DESCRIPTION OF THE TASK> Your answer should consist solely of the lines from the one with "Output the LaTeX" through the one with "(auf) at (1104,548)", copied exactly, endpoints included.

MATERIAL PROVIDED>
┄┄┄┄┄┄
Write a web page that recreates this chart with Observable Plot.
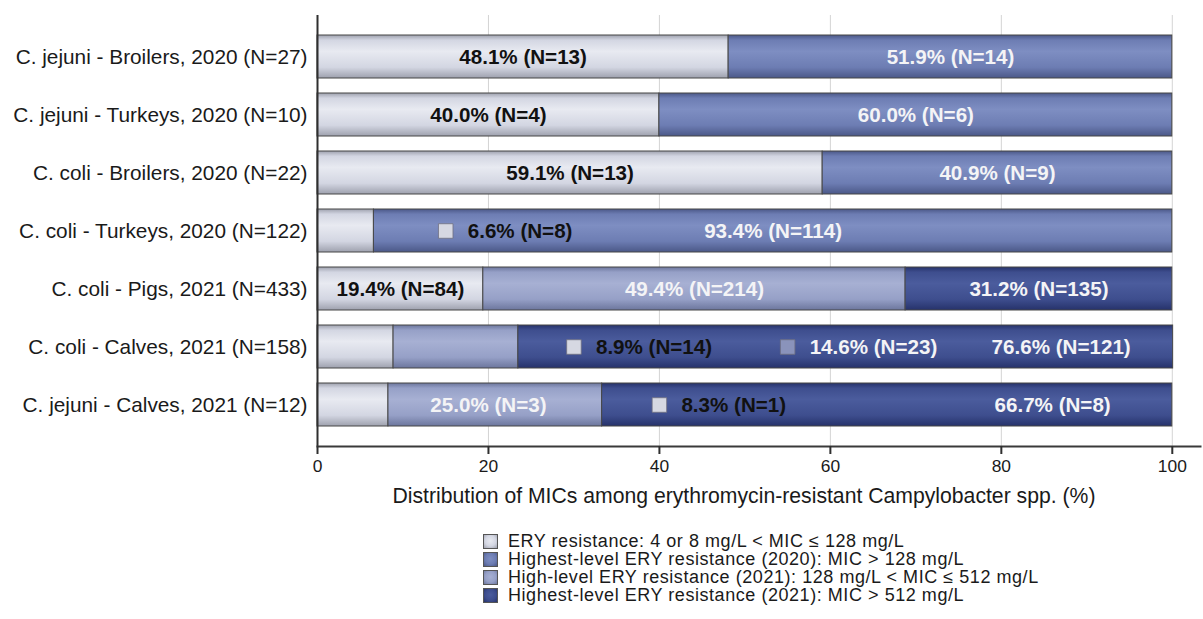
┄┄┄┄┄┄
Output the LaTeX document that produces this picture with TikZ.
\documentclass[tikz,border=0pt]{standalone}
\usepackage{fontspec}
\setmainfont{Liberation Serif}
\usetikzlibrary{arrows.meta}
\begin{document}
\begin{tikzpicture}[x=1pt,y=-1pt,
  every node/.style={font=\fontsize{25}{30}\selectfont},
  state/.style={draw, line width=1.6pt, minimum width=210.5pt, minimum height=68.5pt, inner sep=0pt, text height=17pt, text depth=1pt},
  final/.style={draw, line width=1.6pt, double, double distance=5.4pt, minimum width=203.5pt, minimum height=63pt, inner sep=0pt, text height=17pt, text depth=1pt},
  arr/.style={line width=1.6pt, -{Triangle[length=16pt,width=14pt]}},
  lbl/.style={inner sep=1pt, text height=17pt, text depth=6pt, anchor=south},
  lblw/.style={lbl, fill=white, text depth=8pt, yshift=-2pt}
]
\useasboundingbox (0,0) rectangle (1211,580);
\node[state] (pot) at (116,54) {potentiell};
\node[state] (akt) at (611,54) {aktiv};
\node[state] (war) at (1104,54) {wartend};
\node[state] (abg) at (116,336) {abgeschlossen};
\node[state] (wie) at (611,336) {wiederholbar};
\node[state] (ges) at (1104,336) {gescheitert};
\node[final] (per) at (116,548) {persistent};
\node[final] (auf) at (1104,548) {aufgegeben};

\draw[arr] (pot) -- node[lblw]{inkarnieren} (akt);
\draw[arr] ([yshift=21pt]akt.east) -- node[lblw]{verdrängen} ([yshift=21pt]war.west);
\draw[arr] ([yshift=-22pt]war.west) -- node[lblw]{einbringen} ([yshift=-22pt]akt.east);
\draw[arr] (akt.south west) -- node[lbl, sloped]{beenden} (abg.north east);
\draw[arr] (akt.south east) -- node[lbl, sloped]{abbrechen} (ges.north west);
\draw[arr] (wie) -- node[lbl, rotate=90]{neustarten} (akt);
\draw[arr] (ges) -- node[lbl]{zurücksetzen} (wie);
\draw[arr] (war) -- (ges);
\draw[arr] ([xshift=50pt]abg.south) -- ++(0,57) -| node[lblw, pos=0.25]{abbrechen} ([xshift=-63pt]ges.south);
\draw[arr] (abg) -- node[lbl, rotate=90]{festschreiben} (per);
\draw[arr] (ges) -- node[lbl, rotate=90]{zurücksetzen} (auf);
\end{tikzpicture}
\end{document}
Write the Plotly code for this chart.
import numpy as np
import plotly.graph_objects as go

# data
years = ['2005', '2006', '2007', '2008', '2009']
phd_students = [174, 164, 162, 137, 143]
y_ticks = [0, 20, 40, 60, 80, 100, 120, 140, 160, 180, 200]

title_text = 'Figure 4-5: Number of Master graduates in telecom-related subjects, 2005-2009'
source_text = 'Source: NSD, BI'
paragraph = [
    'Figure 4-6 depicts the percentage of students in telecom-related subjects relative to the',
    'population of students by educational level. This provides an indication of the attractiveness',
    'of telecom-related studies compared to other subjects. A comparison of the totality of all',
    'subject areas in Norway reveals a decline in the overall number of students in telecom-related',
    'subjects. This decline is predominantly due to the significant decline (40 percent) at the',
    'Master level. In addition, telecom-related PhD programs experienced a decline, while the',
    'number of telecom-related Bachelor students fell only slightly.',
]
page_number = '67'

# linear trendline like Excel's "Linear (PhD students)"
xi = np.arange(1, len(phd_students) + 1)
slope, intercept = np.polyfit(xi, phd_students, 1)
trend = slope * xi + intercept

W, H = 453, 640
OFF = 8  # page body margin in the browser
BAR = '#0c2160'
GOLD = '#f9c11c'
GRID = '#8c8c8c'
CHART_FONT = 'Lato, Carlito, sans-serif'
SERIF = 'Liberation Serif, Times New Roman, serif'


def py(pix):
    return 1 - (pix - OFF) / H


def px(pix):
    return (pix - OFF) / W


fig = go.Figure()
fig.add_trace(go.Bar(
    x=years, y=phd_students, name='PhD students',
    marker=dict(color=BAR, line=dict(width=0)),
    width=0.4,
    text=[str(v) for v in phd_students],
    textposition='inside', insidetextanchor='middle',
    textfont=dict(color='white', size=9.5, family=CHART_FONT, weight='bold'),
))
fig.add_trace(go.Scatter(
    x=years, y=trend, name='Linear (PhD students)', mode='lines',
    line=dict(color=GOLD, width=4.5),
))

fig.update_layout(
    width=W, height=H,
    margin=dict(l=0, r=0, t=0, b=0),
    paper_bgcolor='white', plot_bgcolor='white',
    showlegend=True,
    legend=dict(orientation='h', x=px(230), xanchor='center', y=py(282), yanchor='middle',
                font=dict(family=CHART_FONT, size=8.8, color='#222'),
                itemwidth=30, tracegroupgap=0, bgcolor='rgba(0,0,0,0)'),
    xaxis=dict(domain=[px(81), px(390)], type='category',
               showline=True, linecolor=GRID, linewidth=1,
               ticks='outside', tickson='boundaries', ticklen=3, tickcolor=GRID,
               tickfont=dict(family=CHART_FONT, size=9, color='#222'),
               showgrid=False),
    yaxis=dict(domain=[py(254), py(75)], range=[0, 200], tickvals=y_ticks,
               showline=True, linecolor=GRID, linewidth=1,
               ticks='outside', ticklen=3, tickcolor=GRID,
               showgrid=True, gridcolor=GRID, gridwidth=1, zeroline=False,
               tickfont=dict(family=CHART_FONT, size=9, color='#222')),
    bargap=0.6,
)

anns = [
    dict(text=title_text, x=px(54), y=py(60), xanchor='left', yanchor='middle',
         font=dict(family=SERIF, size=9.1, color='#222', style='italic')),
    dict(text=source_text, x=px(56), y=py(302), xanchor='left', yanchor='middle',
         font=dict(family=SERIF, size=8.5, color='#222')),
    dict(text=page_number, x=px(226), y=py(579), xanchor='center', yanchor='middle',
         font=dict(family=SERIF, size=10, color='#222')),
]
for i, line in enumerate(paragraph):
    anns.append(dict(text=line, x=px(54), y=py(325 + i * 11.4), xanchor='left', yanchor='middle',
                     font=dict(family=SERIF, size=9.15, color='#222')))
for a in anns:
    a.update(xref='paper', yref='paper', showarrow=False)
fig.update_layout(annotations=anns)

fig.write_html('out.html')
┄┄┄┄┄┄
OUTPUT OF THE TASK>
Output the LaTeX document that produces this picture with TikZ.
\documentclass[tikz,border=0pt]{standalone}
\usepackage{fontspec}
\setmainfont{Liberation Serif}
\usetikzlibrary{arrows.meta}
\begin{document}
\begin{tikzpicture}[x=1pt,y=-1pt,
  every node/.style={font=\fontsize{25}{30}\selectfont},
  state/.style={draw, line width=1.6pt, minimum width=210.5pt, minimum height=68.5pt, inner sep=0pt, text height=17pt, text depth=1pt},
  final/.style={draw, line width=1.6pt, double, double distance=5.4pt, minimum width=203.5pt, minimum height=63pt, inner sep=0pt, text height=17pt, text depth=1pt},
  arr/.style={line width=1.6pt, -{Triangle[length=16pt,width=14pt]}},
  lbl/.style={inner sep=1pt, text height=17pt, text depth=6pt, anchor=south},
  lblw/.style={lbl, fill=white, text depth=8pt, yshift=-2pt}
]
\useasboundingbox (0,0) rectangle (1211,580);
\node[state] (pot) at (116,54) {potentiell};
\node[state] (akt) at (611,54) {aktiv};
\node[state] (war) at (1104,54) {wartend};
\node[state] (abg) at (116,336) {abgeschlossen};
\node[state] (wie) at (611,336) {wiederholbar};
\node[state] (ges) at (1104,336) {gescheitert};
\node[final] (per) at (116,548) {persistent};
\node[final] (auf) at (1104,548) {aufgegeben};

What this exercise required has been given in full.